Would perhaps a spec conformance requirement that browsers should offer
users a config option to opt out of windows being opened via target
values be an alternative? It could avoid the seemingly unwin'able
argument with authors who insist on doing this, and give users the final
say

Mozilla already offers such an opt out afaik.

-- 
Spartanicus


Re: [whatwg] Target Attribute Values

2007-04-26 Thread Bill Mason

Spartanicus wrote:


Would perhaps a spec conformance requirement that browsers should offer
users a config option to opt out of windows being opened via target
values be an alternative?
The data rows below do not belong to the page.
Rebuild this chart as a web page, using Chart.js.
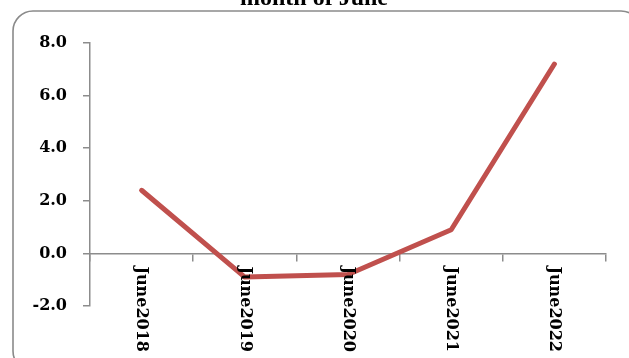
<!DOCTYPE html>
<html>
<head>
<meta charset="utf-8">
<script src="https://cdn.jsdelivr.net/npm/chart.js@4/dist/chart.umd.min.js"></script>
<style>
  html, body { margin: 0; padding: 0; background: #ffffff; }
  #wrap { position: relative; width: 629px; height: 358px; overflow: hidden; }
  canvas { display: block; }
</style>
</head>
<body>
<div id="wrap"><canvas id="c" width="629" height="358"></canvas></div>
<script>
// June readings by year
const categories = ['June2018', 'June2019', 'June2020', 'June2021', 'June2022'];
const values = [2.4, -0.9, -0.8, 0.9, 7.2];
const yTicks = [-2, 0, 2, 4, 6, 8];
const titleText = 'month of June';

const AXIS_GREY = '#8c8c8c';
const LABEL_FONT = 'bold 16px "DejaVu Serif", serif';

// Rounded frame around the chart plus the (partly clipped) heading
const framePlugin = {
  id: 'frame',
  beforeDraw(chart) {
    const ctx = chart.ctx;
    ctx.save();
    ctx.strokeStyle = '#8a8a8a';
    ctx.lineWidth = 1.6;
    const x = 13, y = 11, w = 628, h = 360, r = 20;
    ctx.beginPath();
    ctx.moveTo(x + r, y);
    ctx.lineTo(x + w - r, y);
    ctx.arcTo(x + w, y, x + w, y + r, r);
    ctx.lineTo(x + w, y + h - r);
    ctx.arcTo(x + w, y + h, x + w - r, y + h, r);
    ctx.lineTo(x + r, y + h);
    ctx.arcTo(x, y + h, x, y + h - r, r);
    ctx.lineTo(x, y + r);
    ctx.arcTo(x, y, x + r, y, r);
    ctx.closePath();
    ctx.stroke();

    ctx.fillStyle = '#000000';
    ctx.font = 'bold 24px "Liberation Serif", serif';
    ctx.textAlign = 'center';
    ctx.textBaseline = 'alphabetic';
    ctx.fillText(titleText, 314, 5);
    ctx.restore();
  }
};

// Category labels drawn rotated clockwise, hanging below the zero line
const xLabelPlugin = {
  id: 'xLabels',
  afterDraw(chart) {
    const ctx = chart.ctx;
    const xs = chart.scales.x;
    const ys = chart.scales.y;
    const top = ys.getPixelForValue(0) + 13;
    ctx.save();
    ctx.fillStyle = '#000000';
    ctx.font = LABEL_FONT;
    ctx.textAlign = 'left';
    ctx.textBaseline = 'middle';
    categories.forEach((label, i) => {
      const px = xs.getPixelForValue(i);
      ctx.save();
      ctx.translate(px, top);
      ctx.rotate(Math.PI / 2);
      ctx.fillText(label, 0, 0);
      ctx.restore();
    });
    ctx.restore();
  }
};

new Chart(document.getElementById('c'), {
  type: 'line',
  data: {
    labels: categories,
    datasets: [{
      data: values,
      borderColor: '#c0504d',
      borderWidth: 5,
      pointRadius: 0,
      pointHoverRadius: 0,
      tension: 0,
      borderCapStyle: 'round',
      borderJoinStyle: 'round',
      fill: false
    }]
  },
  options: {
    responsive: false,
    animation: false,
    events: [],
    layout: { padding: { left: 12, top: 43, right: 23, bottom: 52 } },
    plugins: {
      legend: { display: false },
      title: { display: false },
      tooltip: { enabled: false }
    },
    scales: {
      x: {
        type: 'category',
        position: { y: 0 },
        offset: true,
        grid: {
          offset: true,
          drawOnChartArea: false,
          drawTicks: true,
          tickLength: 7,
          color: AXIS_GREY,
          lineWidth: 1.5
        },
        border: { display: true, color: AXIS_GREY, width: 1.5 },
        ticks: { display: false }
      },
      y: {
        min: -2,
        max: 8,
        afterBuildTicks(scale) {
          scale.ticks = yTicks.map(v => ({ value: v }));
        },
        afterFit(scale) { scale.width = 78; },
        grid: {
          drawOnChartArea: false,
          drawTicks: true,
          tickLength: 7,
          color: AXIS_GREY,
          lineWidth: 1.5
        },
        border: { display: true, color: AXIS_GREY, width: 1.5 },
        ticks: {
          padding: 16,
          color: '#000000',
          font: { family: '"DejaVu Serif", serif', size: 16, weight: 'bold' },
          callback: v => Number(v).toFixed(1)
        }
      }
    }
  },
  plugins: [framePlugin, xLabelPlugin]
});
</script>
</body>
</html>
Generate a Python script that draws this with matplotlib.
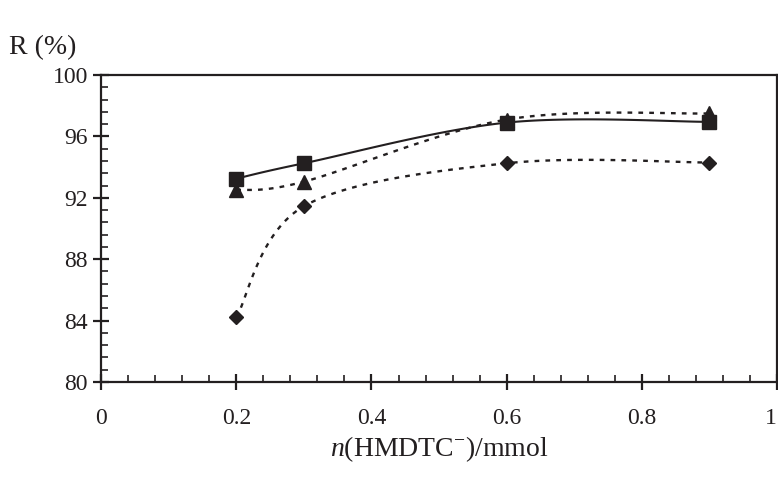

It could avoid the seemingly unwin'able
argument with authors who insist on doing this, and give users the final
say


That falls into the realm of the User Agent Accessibility Guidelines, 
which already cover this topic:


http://www.w3.org/TR/UAAG10/guidelines.html#tech-limit-viewports

--
Bill Mason
Accessible Internet
[EMAIL PROTECTED]
http://accessibleinter.net/


Re: [whatwg] Target Attribute Values

2007-04-26 Thread Matthew Paul Thomas

On Apr 26, 2007, at 7:34 PM, Lachlan Hunt wrote:

...
Why is _blank still considered a conforming value?  On IRC, Hixie 
mentioned that there are some legitimate use cases, but didn't list 
any.  I've argued against popups many times before and heard many 
arguments for them, but I'm yet to hear of any legitimate use cases.  
If there are any, what are they?

...


For most desktop applications in-depth help is presented in a separate 
window, so this will also likely be desirable for Web applications that 
do not consist of scrollable pages. (In those that do consist of 
scrollable pages, help would generally be better embedded in the pages 
themselves, perhaps as expandable sections.)


So that's a use case for popup windows, but not necessarily a use case 
for _blank, because help windows are usually reused (akin to 
target=myappnamehelp rather than target=_blank).